Первое последствие этого убийства – отец становится колхозником. Нелепая сцена со священником, который мечется перед иконостасом, моля угодников наказать служителей сатаны. Передовые, коммунисты, члены сельсовета заявляют, что они сами, «без попа», устроят похороны… Сбирается вся деревня, сбегается со всех сторон, толпа растет; Василия мертвого несут на носилках. Несут мимо крестьянских усадеб; ветка с яблоками задевает мертвое лицо, подсолнечные шапки помавают, провожают… Толпа все увеличивается, и затягивает хор. Так как фильм немой, то хор, вероятно, за сценой был настоящий. Не думаю, чтобы выбор музыки и слов понравился советским изобретателям… Кончается своего рода «поминками»: толпа сидит на лугу, а перед ней агитатор говорит горячую речь, в которой, очевидно, излагает значение происшедшего события. Убийца с холма кричит, стоя среди крестов старого кладбища, что это он убил Василия. Вероятно, это совесть контрреволюционера мучится, кается… А в это время мать Василия лежит на родильном ложе и дарит советской республике нового гражданина-колхозника…[450]

Все заволакивается, опять яблоки, на этот раз под дождем. Ливень омывает плоды, дары земли; выходит солнце – на больших омытых яблоках дрожат крупные капли.

Таков этот советский фильм. Рядом с настоящей, бессюжетной красотой природы и людей – насильственно втиснутое содержание с фальшивым пафосом, с жестокою теоретичностью.

Печатается по: Последние новости (Париж). 1931. 4 дек.

Диана Карен ЗАМЕТКИ

Среди других отличий кинематографа от театра есть одно, скорее количественного, нежели качественного, но тем не менее значения очень серьезного. Если бы Чаплин был артистом театра, круг людей, способных оценить его, был бы неизмеримо более узким, чем сейчас.

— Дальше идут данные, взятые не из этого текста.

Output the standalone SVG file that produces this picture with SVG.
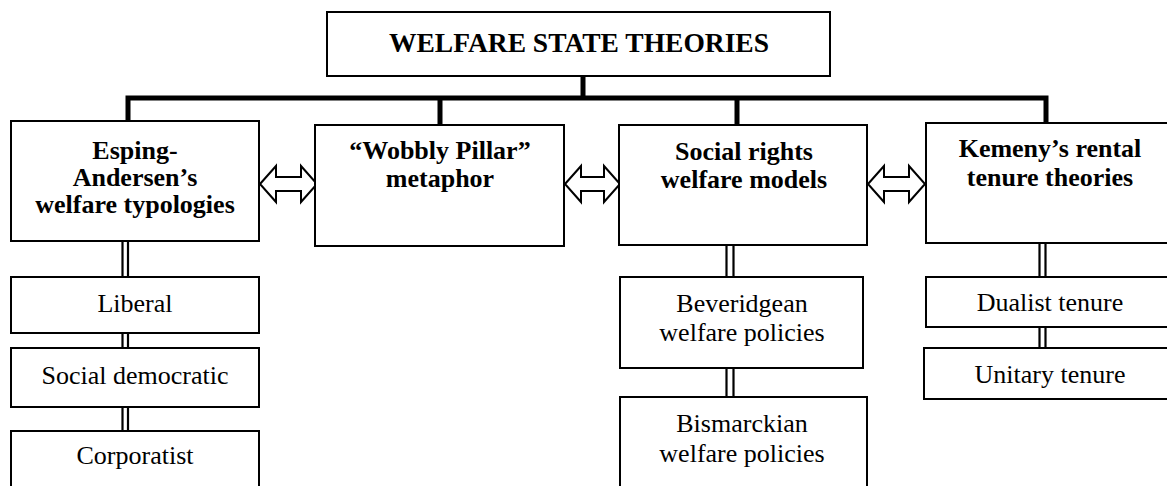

Нельзя забывать, что кинематограф, где может быть сколько угодно копий основной пленки, воспроизводит игру артистов во всех концах земли, перед самыми разноплеменными и многочисленными зрителями.

Это свойство немого искусства, казалось бы, должно постепенно нивелировать все различия в технике съемок, в организации постановок и даже в игре артистов, поскольку все эти различия связаны с особенностями стран, производящих картины. Одно время казалось даже, что техника и темперамент американцев послужат образцом для всех стран и создадут единообразие для всех фильм, где бы они ни снимались.

К чести кинематографа надо признать, что этого не произошло. Я говорю «к чести» не потому, что американская фильма плоха, наоборот, она едва ли не выше других, но потому, что каждое настоящее искусство должно иметь в какой-то степени национальный характер, утрата которого свела бы кинематограф на уровень интернационального ремесла.

Наблюдая с этой точки зрения картины последних лет, можно с приблизительной точностью разделить их на три группы, особенно отличные друг от друга: фильмы американские, европейские и советские.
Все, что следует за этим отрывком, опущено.